The empirical literature has put forward numerous drivers of CO₂ emissions, but this study has focused on the influence of afforestation, energy productivity, nuclear and renewable electricity generation on CO₂ emissions, employing appropriate tests of cointegration and causality tests sensitive to the characteristics of the research’s dataset.

The results of AMG estimation demonstrate that especially afforestation, energy productivity, and renewable electricity generation have a negative influence in most of the BRICS states, but nuclear electricity generation is an effective tool in decreasing CO₂ emissions only in the Russian Federation and China. On the other hand, the causality analysis suggests a feedback interplay between energy productivity, nuclear and renewable electricity generation and CO₂ emissions, but a one-way effect from afforestation to CO₂ emissions.

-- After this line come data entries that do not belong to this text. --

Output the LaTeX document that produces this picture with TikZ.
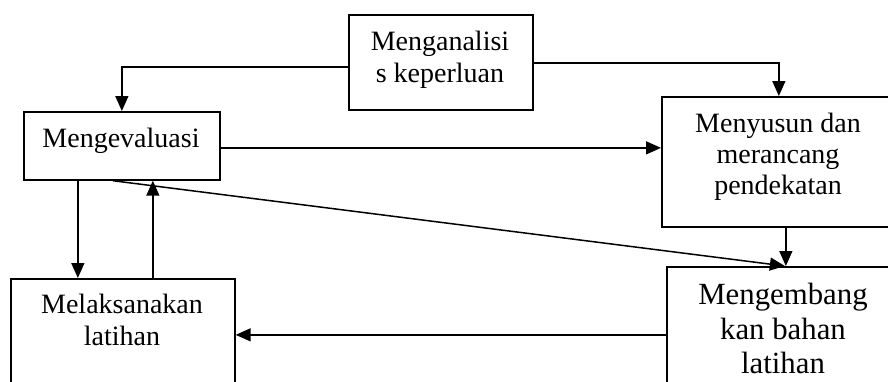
\documentclass[tikz,border=0pt]{standalone}
\usepackage{fontspec}
\setmainfont{Liberation Serif}
\usetikzlibrary{arrows.meta}
\begin{document}
\begin{tikzpicture}[x=1pt,y=-1pt,
  boxstyle/.style={draw,line width=1.7pt,rectangle,anchor=north west,inner sep=0pt},
  txt/.style={inner sep=0pt,align=center,font=\fontsize{28}{32}\selectfont},
  bigtxt/.style={inner sep=0pt,align=center,font=\fontsize{30.8}{34.5}\selectfont},
  arr/.style={line width=1.5pt,-{Triangle[length=15pt,width=13pt]}}]
\useasboundingbox (0,0) rectangle (888,381);
\clip (0,0) rectangle (888,381);
\node[boxstyle,minimum width=184pt,minimum height=95pt] (ana) at (348,14) {};
\node[boxstyle,minimum width=196pt,minimum height=68pt] (eva) at (23,111) {};
\node[boxstyle,minimum width=234pt,minimum height=130pt] (nyu) at (661,96) {};
\node[boxstyle,minimum width=233pt,minimum height=136pt] (kem) at (666,266) {};
\node[boxstyle,minimum width=224pt,minimum height=130pt] (lak) at (10,278) {};
\node[txt,anchor=north] (tana) at (440,31) {Menganalisi\\s keperluan};
\node[txt,anchor=base] (teva) at (121,147) {Mengevaluasi};
\node[txt,anchor=north,font=\fontsize{28}{31}\selectfont] (tnyu) at (778,113) {Menyusun dan\\merancang\\pendekatan};
\node[bigtxt,anchor=north] (tkem) at (783,283) {Mengembang\\kan bahan\\latihan};
\node[txt,anchor=north] (tlak) at (122,294) {Melaksanakan\\latihan};
\draw[arr] ([yshift=-4.5pt]ana.west) -| (eva.north);
\draw[arr] ([yshift=-0.5pt]ana.east) -| (nyu.north);
\draw[arr] ([yshift=-2pt]eva.east) -- ([yshift=-2pt]eva.east -| nyu.west);
\draw[arr] ([xshift=7pt]nyu.south) -- ([xshift=7pt]nyu.south |- kem.north);
\draw[arr] ([xshift=-9pt]eva.south) -- ([xshift=1.5pt]kem.north);
\draw[arr] ([xshift=-44pt]eva.south) -- ([xshift=-44pt]eva.south |- lak.north);
\draw[arr] ([xshift=30pt]lak.north) -- ([xshift=30pt]lak.north |- eva.south);
\draw[arr] (kem.west) -- (kem.west -| lak.east);
\end{tikzpicture}
\end{document}
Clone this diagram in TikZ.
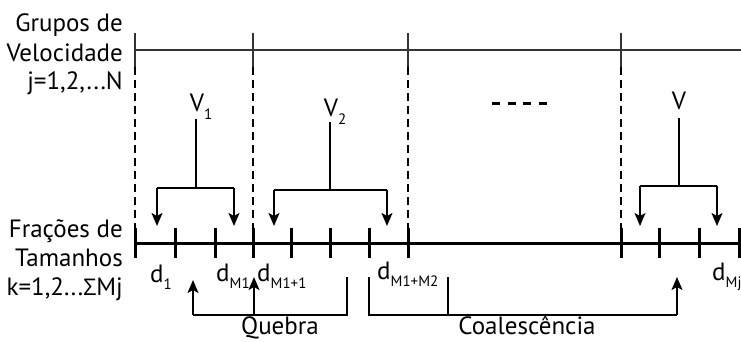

Based on our findings, the following policies would be suggested for BRICS states to make progress in low-carbon transition:

BRICS countries usually have experienced increases in forest area, but forest area in terms of overall land area is already low, especially in South Africa, China, and India. Therefore, countries should support afforestation through financial and regulatory incentives considering that afforestation is a complementary and natural tool to decrease CO₂ emissions.

Energy productivity is found to be a significant instrument to decrease CO₂ emissions. Therefore, human capital investments in development of energy-efficient technologies should be incentivized especially by Brazil and South Africa.

The share of nuclear electricity generation in total electricity generation is very low in all BRICS states probably due to financial and technological constraints. Therefore, infrastructure of nuclear power generation should be financially supported, but harmful environmental effects of nuclear energy generation should be minimized by regulations.

Furthermore, renewable electricity generation seems to be an effective tool to decrease CO₂ emissions, but further investments are required to increase the share of renewable electricity consumption in total electricity consumption.

The empirical literature indicates that environmental effects of both nuclear and renewable electricity generation and afforestation have been explored by few researchers and their consequences have stayed inconclusive. For this reason, future studies can be focused on influence of both afforestation and green electricity generation on CO₂ emissions through provincial-level data. Further, future studies can analyze the nexus between renewable energy and CO₂ emissions by functionally decomposing the renewable energy.